TANGO IS often stereotyped as being a stylized mating dance at best, and at worst an expression of male dominance.
For those who truly appreciate the genre, however, it’s much more than that. It’s an expression of a multitude of emotions, with the backdrop of drama and mystery.
You can experience the full range of tango’s emotions, with a modern sensibility, on April 11 at the Lucas Theatre, as Union Tanguera combines with the Kate Weare Company on their acclaimed collaboration “Sin Salida.”
This first-time collaboration between Weare, a New York-based choreographer, and Esteban Moreno of the French/Argentinian tango troupe Union Tanguera, includes live music by Argentinian composer Gustavo Beytelmann in what’s sure to be one of the most riveting performances to hit the Lucas stage.
The combination of modern dance with tango takes both forms to a new level.
We spoke to Weare and Moreno last week.
Did you fight hard to break out of the usual stereotype of tango as being sort of a shorthand for sex?
Weare: We are definitely escaping the stereotype. Tango is often seen as a "battle between the sexes." But we think it's much more about the complex relationships between people.
Moreno: And not just men and women, but in relationships of all types. I see tango as more sensual than sexual. It’s a drama between a couple, with the sound made by a group. You speak with the tango, and work with the music. The piano player is a composer, a thinker, but an outsider to the dance.
We are merging modern dance with traditional tango. It speaks about people sharing one space, but also able to explore pure forms. It’s not to speak about tango itself, but to speak about the other things it evokes.
It’s about movement. The dance is certainly part of that, but music is also something we can see. When it works, it can make you fly. It can make you dream.

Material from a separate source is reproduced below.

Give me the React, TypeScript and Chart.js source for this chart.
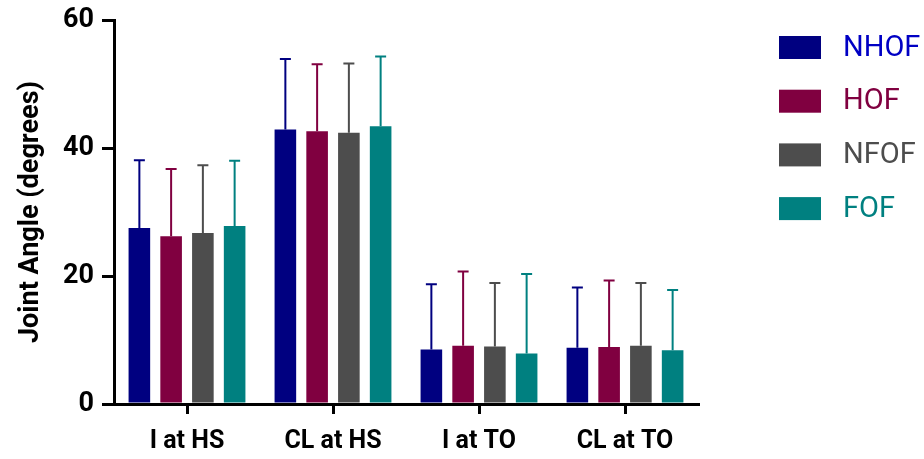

Kate, how did you adjust your choreography to the tango form? Tango is very much about an erect spine and long lines, sort of the opposite of modern dance.
Weare: There is definitely that sense of verticality, whereas modern dance has a lot to do with contact with the ground. The timing and musicality are also very different from modern dance.
I’ve come to greatly appreciate the expertise of tango dancers. The way they use weight, and transition, and timing, has been very fascinating to watch. It can help you understand yourself the more you study how other traditions explore dance.
Modern dancers these days are often questioning the very nature and relevance of music. Tango is a century-old tradition, but in some quarters my tradition of modern dance has rejected music profoundly.
Tango dancers can almost be called musicians. They’re revealing sound themselves, and are deeply connected to musicality as they dance.
To be clear, there is live accompaniment to your dance?
Moreno: It's mostly live accompaniment, with some recordings of tango standards from the '40s and '50s. It's full of moments of intensity, sometimes slow and building.
Weare: There are five dancers: three tango, and 2 modern, with one piano player.
What got you two together and inspired you to do this?
Weare: Our agent actually got us together. He knew both of our work and knew of my interest in tango. I have a lot of respect for the traditional form even though I come at it as a choreographer. We had a process in California where we worked together to come up with this performance.
Give me the quick pitch on why this show is special and people should come see it.
Weare: You'll see an enormous range of emotional color along with some exquisite dancing.
Moreno: There’s a lot of mystery in this show! It’s all about tension and release. Rhythm is everything in tango – along with unpredictability.